Bavarian Nordic was contracted to develop a safer smallpox vaccine for the US in the early 2000s, amid fears that smallpox could be used as a bioterrorism weapon against the country, says Sørensen. The company has produced and stored Jynneos for the country in the years since.
Sørensen denies there has been any bottleneck in the supply of the vaccine so far. The company has fulfilled every request it has received since the start of the outbreak, he said on July 28—which includes requests from every affected country.
“We have not seen any requests so far that are exceeding our current capacity,” says Sørensen. “We have heard from multiple sources that there is a limitation, but we think it’s a ghost really.”
The ability to deliver these doses has, to a large extent, been down to luck, says Sørensen. “When the outbreak came, we had … really by coincidence, equivalent to 2 million doses in bulk of our own vaccine [in addition to that owned by the US], and that was converted into vials immediately,” he says. “And that was what we started to sell.”
There are “very few” of those doses left now, but the company has “scaled up production,” he adds.
Will stockpiled vaccines be shared?
Hopefully. In addition to the bulk vaccine stored by Bavarian Nordic, the US Strategic National Stockpile, an emergency store of medicines and medical supplies, includes millions of doses of ACAM2000 and thousands of doses of Jynneos.
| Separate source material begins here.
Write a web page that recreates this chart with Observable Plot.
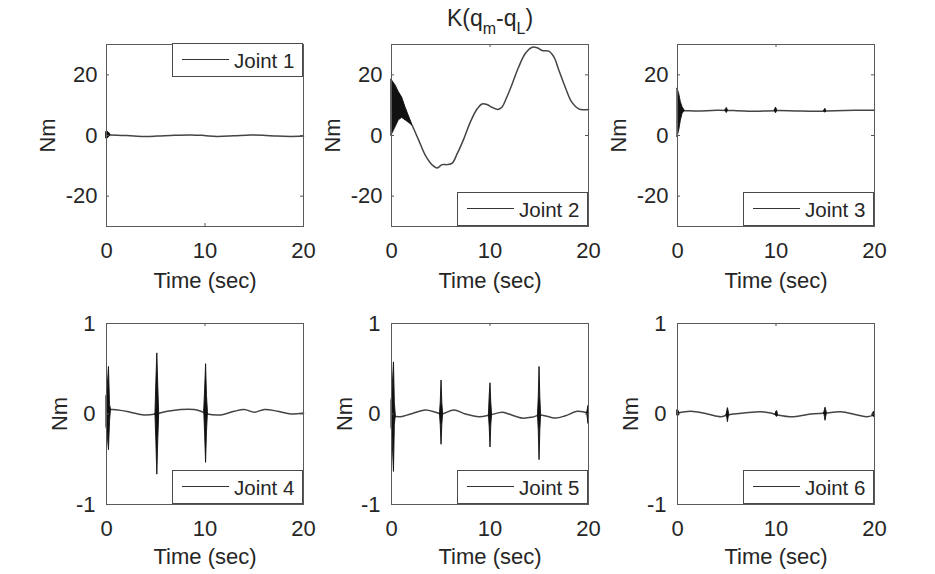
<!DOCTYPE html>
<html><head><meta charset="utf-8">
<script src="https://cdn.jsdelivr.net/npm/d3@7"></script>
<script src="https://cdn.jsdelivr.net/npm/@observablehq/plot@0.6"></script>
<style>
body{margin:0;background:#fff;}
#fig{position:relative;width:935px;height:574px;background:#fff;overflow:hidden;font-family:"Liberation Sans",Arial,Helvetica,sans-serif;color:#262626;}
.panel{position:absolute;}
.legend{position:absolute;width:129px;height:32px;border:1px solid #4a4a4a;background:#fff;}
.legend .ln{position:absolute;left:9px;top:15px;width:47px;height:0;border-top:1.6px solid #333;}
.legend .lt{position:absolute;left:61px;top:0;line-height:33px;font-size:20.5px;color:#262626;white-space:nowrap;}
#title{position:absolute;left:390px;width:200px;top:7px;text-align:center;font-size:23px;line-height:23px;white-space:nowrap;}
#title .sb{font-size:16px;position:relative;top:8px;}
</style></head>
<body><div id="fig"><div id="title">K(q<span class="sb">m</span>-q<span class="sb">L</span>)</div></div>
<script>
// ---- axis ticks & labels ----
const xTicks = [0, 10, 20];
const yTicksTop = [-20, 0, 20];
const yTicksBottom = [-1, 0, 1];
const legendLabels = ["Joint 1", "Joint 2", "Joint 3", "Joint 4", "Joint 5", "Joint 6"];

// ---- Joint 1 ----
const j1T = [0, 0.4, 2.1, 3.8, 5.1, 6.9, 8.6, 9.9, 11.2, 12.9, 14.6, 15.9, 17.3, 18.7, 20];
const j1V = [0.2, 0.2, 0, -0.3, -0.2, 0.1, 0.2, 0, -0.3, -0.1, 0.2, 0.1, -0.2, -0.3, -0.2];
const j1BurstId = [0, 0, 0, 0];
const j1BurstT = [0, 0.1, 0.25, 0.4];
const j1BurstLo = [-1.0, -1.0, -0.6, 0.1];
const j1BurstHi = [1.2, 1.2, 0.9, 0.3];

// ---- Joint 2 ----
const j2T = [0, 0.5, 1, 1.5, 2.1, 2.77, 3.45, 4.3, 4.64, 5.14, 5.65, 6.16, 6.67, 7.34, 8.0, 8.7, 9.2, 9.7, 10.2, 10.8, 11.2, 11.7, 12.25, 12.9, 13.6, 14.3, 14.8, 15.3, 15.97, 16.5, 17.0, 17.7, 18.3, 19.0, 19.5, 20];
const j2V = [9.5, 9.5, 9, 7, 3.3, -1.6, -6.6, -10.2, -10.7, -9.6, -9.6, -9.1, -6, -1.1, 4.4, 8.8, 10.4, 10.2, 9.3, 8.6, 9.3, 12.6, 17, 22.5, 27.1, 29.1, 28.9, 28, 27.8, 25.8, 21.4, 15.4, 11, 8.8, 8.5, 8.6];
const j2BurstId = [0, 0, 0, 0, 0, 0, 0];
const j2BurstT = [0, 0.41, 0.74, 1.08, 1.42, 1.93, 2.1];
const j2BurstLo = [0, 2.7, 5, 5.8, 5, 3.8, 3.3];
const j2BurstHi = [18.4, 16.5, 14.3, 12.5, 9.3, 5, 3.3];

// ---- Joint 3 ----
const j3T = [0, 0.74, 2, 4, 6, 8, 10, 12, 14, 16, 18, 20];
const j3V = [8.2, 8.2, 8.1, 8.3, 8.2, 8.0, 8.2, 8.1, 8.0, 8.2, 8.3, 8.3];
const j3BurstId = [0, 0, 0, 0, 0, 1, 1, 1, 2, 2, 2, 3, 3, 3];
const j3BurstT = [0, 0.17, 0.34, 0.51, 0.74, 4.88, 5.0, 5.12, 9.88, 10.0, 10.12, 14.88, 15.0, 15.12];
const j3BurstLo = [-0.5, 1.6, 4.9, 7.1, 8.2, 8.2, 7.4, 8.2, 8.2, 7.3, 8.2, 8.1, 7.5, 8.1];
const j3BurstHi = [15.4, 13.7, 11, 9.3, 8.2, 8.3, 9.1, 8.3, 8.3, 9.2, 8.3, 8.1, 8.8, 8.1];

// ---- Joint 4 ----
const j4T = [0, 0.58, 1.43, 2.44, 3.8, 4.99, 6.18, 7.54, 8.9, 9.58, 10.25, 11.61, 12.97, 13.99, 15.01, 16.03, 17.39, 18.74, 20];
const j4V = [0.05, 0.05, 0.04, 0.02, -0.01, 0.0, 0.03, 0.05, 0.05, 0.03, 0.0, -0.01, 0.03, 0.05, 0.02, 0.05, 0.03, 0.0, 0.01];
const j4BurstId = [0, 0, 0, 0, 0, 1, 1, 1, 1, 1, 2, 2, 2, 2, 2];
const j4BurstT = [0, 0.08, 0.25, 0.36, 0.46, 4.97, 5.06, 5.16, 5.26, 5.35, 9.92, 10.01, 10.11, 10.2, 10.3];
const j4BurstLo = [-0.15, -0.18, -0.40, -0.08, 0.05, 0, -0.3, -0.67, -0.28, 0, 0.04, -0.22, -0.54, -0.2, 0.02];
const j4BurstHi = [0.2, 0.22, 0.52, 0.1, 0.05, 0, 0.35, 0.67, 0.3, 0, 0.04, 0.26, 0.55, 0.2, 0.02];

// ---- Joint 5 ----
const j5T = [0, 0.91, 1.93, 3.45, 4.47, 5.08, 6.33, 7.51, 8.87, 10.05, 11.24, 11.91, 13.27, 14.28, 15.13, 16.65, 17.66, 18.85, 20];
const j5V = [-0.02, -0.03, 0, 0.045, 0.02, 0, 0.045, 0, -0.03, -0.01, 0.02, 0, -0.045, -0.035, -0.01, -0.045, -0.02, 0.03, 0.01];
const j5BurstId = [0, 0, 0, 0, 0, 1, 1, 1, 1, 1, 2, 2, 2, 2, 2, 3, 3, 3, 3, 3, 4, 4, 4];
const j5BurstT = [0, 0.08, 0.25, 0.34, 0.44, 4.92, 5.0, 5.08, 5.16, 5.24, 9.89, 9.97, 10.05, 10.13, 10.21, 14.87, 14.95, 15.03, 15.11, 15.19, 19.86, 19.93, 20];
const j5BurstLo = [-0.15, -0.2, -0.64, -0.12, -0.02, 0, -0.13, -0.34, -0.12, 0, -0.01, -0.15, -0.37, -0.13, -0.01, -0.01, -0.18, -0.51, -0.18, -0.01, 0.01, -0.05, -0.11];
const j5BurstHi = [0.15, 0.2, 0.57, 0.12, -0.02, 0, 0.13, 0.37, 0.12, 0, -0.01, 0.2, 0.34, 0.13, -0.01, -0.01, 0.18, 0.52, 0.18, -0.01, 0.01, 0.05, 0.09];

// ---- Joint 6 ----
const j6T = [0, 1.35, 3.04, 4.39, 5.14, 6.76, 8.45, 9.46, 10.14, 11.82, 13.51, 15.03, 16.55, 18.24, 19.26, 20];
const j6V = [0.01, 0.03, 0, -0.03, -0.01, 0.01, 0.025, 0.01, -0.01, -0.03, 0, 0.01, 0.025, -0.01, -0.03, -0.01];
const j6BurstId = [0, 0, 0, 1, 1, 1, 1, 1, 2, 2, 2, 2, 3, 3, 3, 3, 3, 4, 4, 4];
const j6BurstT = [0, 0.1, 0.2, 4.98, 5.05, 5.12, 5.19, 5.26, 9.97, 10.05, 10.13, 10.2, 14.89, 14.96, 15.03, 15.1, 15.17, 19.82, 19.9, 20];
const j6BurstLo = [-0.02, -0.025, 0.01, -0.01, -0.04, -0.09, -0.04, -0.01, 0, -0.03, -0.03, -0.01, 0.01, -0.03, -0.075, -0.03, 0.01, -0.01, -0.03, -0.03];
const j6BurstHi = [0.04, 0.035, 0.01, -0.01, 0.03, 0.065, 0.03, -0.01, 0, 0.03, 0.03, -0.01, 0.01, 0.04, 0.07, 0.04, 0.01, -0.01, 0.02, 0.02];

// ---- build tables ----
const rows = (t, v) => t.map((d, i) => ({t: d, v: v[i]}));
const burstRows = (id, t, lo, hi) => t.map((d, i) => ({id: id[i], t: d, lo: lo[i], hi: hi[i]}));

const joints = [
  {line: rows(j1T, j1V), burst: burstRows(j1BurstId, j1BurstT, j1BurstLo, j1BurstHi)},
  {line: rows(j2T, j2V), burst: burstRows(j2BurstId, j2BurstT, j2BurstLo, j2BurstHi)},
  {line: rows(j3T, j3V), burst: burstRows(j3BurstId, j3BurstT, j3BurstLo, j3BurstHi)},
  {line: rows(j4T, j4V), burst: burstRows(j4BurstId, j4BurstT, j4BurstLo, j4BurstHi)},
  {line: rows(j5T, j5V), burst: burstRows(j5BurstId, j5BurstT, j5BurstLo, j5BurstHi)},
  {line: rows(j6T, j6V), burst: burstRows(j6BurstId, j6BurstT, j6BurstLo, j6BurstHi)}
];

// ---- layout ----
const frameLefts = [106, 391, 677];
const rowTops = [44, 323];
const rowHeights = [182, 181];
const FW = 197, ML = 75, MR = 18, MT = 24, MB = 70;
const fig = document.getElementById("fig");
const font = "Liberation Sans, Arial, Helvetica, sans-serif";

joints.forEach((j, k) => {
  const r = Math.floor(k / 3), c = k % 3;
  const fh = rowHeights[r];
  const yDomain = r === 0 ? [-30, 30] : [-1, 1];
  const yTicks = r === 0 ? yTicksTop : yTicksBottom;
  const chart = Plot.plot({
    width: ML + FW + MR,
    height: MT + fh + MB,
    marginLeft: ML, marginRight: MR, marginTop: MT, marginBottom: MB,
    style: {background: "transparent", overflow: "visible", fontFamily: font, fontSize: "22px", color: "#262626"},
    x: {domain: [0, 20], ticks: xTicks, tickSize: 0, tickPadding: 16, tickFormat: d => String(d), label: null},
    y: {domain: yDomain, ticks: yTicks, tickSize: 0, tickPadding: r === 0 ? 9 : 11, tickFormat: d => String(d), label: null},
    marks: [
      Plot.line(j.line, {x: "t", y: "v", curve: "catmull-rom", stroke: "#444", strokeWidth: 1.5}),
      Plot.areaY(j.burst, {x: "t", y1: "lo", y2: "hi", z: "id", fill: "#111", stroke: "#111", strokeWidth: 0.9, strokeLinejoin: "round"}),
      Plot.tickX(xTicks, {x: d => d, stroke: "#555", insetBottom: fh - 3}),
      Plot.tickX(xTicks, {x: d => d, stroke: "#555", insetTop: fh - 3}),
      Plot.tickY(yTicks, {y: d => d, stroke: "#555", insetRight: FW - 3}),
      Plot.tickY(yTicks, {y: d => d, stroke: "#555", insetLeft: FW - 3}),
      Plot.frame({stroke: "#5a5a5a"}),
      Plot.text(["Nm"], {text: d => d, frameAnchor: "left", dx: r === 0 ? -59 : -47, rotate: -90, fontSize: 22, lineAnchor: "middle", textAnchor: "middle", fill: "#262626"}),
      Plot.text(["Time (sec)"], {text: d => d, frameAnchor: "bottom", dy: r === 0 ? 54 : 52, fontSize: 22, lineAnchor: "middle", fill: "#262626"})
    ]
  });
  const wrap = document.createElement("div");
  wrap.className = "panel";
  wrap.style.left = (frameLefts[c] - ML) + "px";
  wrap.style.top = (rowTops[r] - MT) + "px";
  wrap.appendChild(chart);
  fig.appendChild(wrap);

  // legend box
  const lg = document.createElement("div");
  lg.className = "legend";
  const right = frameLefts[c] + FW;
  lg.style.left = (right - 131) + "px";
  if (k === 0) lg.style.top = (rowTops[r] - 1) + "px";
  else lg.style.top = (rowTops[r] + fh - 34) + "px";
  const ln = document.createElement("div"); ln.className = "ln";
  const lt = document.createElement("div"); lt.className = "lt"; lt.textContent = legendLabels[k];
  lg.appendChild(ln); lg.appendChild(lt);
  fig.appendChild(lg);
});
</script></body></html>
More countries are thought to have stockpiles of smallpox vaccine. “I don’t think it’s really known which countries have stockpiles and how much vaccine they have, but it’s not only the US,” says Heymann.
The WHO has called on nations that have the vaccine to share doses with those that don’t. Some scientists have pointed out that the monkeypox vaccines have not been made available to the African countries where the virus is endemic.
“I think we all have to be concerned about equitable access to vaccines,” says Heymann. But he highlights the fact that these vaccines were developed for stockpiles to begin with. “They were sold to countries for stockpiles in the event that smallpox would be used as a bioterrorist weapon,” he says.
Without the drive to create vaccine stockpiles, we wouldn’t have Jynneos. “It’s a real Catch-22, isn’t it,” says Hermann. “It’s a complicated issue. We need [incentives and financial support to make] these vaccines, but at the same time we need them to be shared as widely as possible.”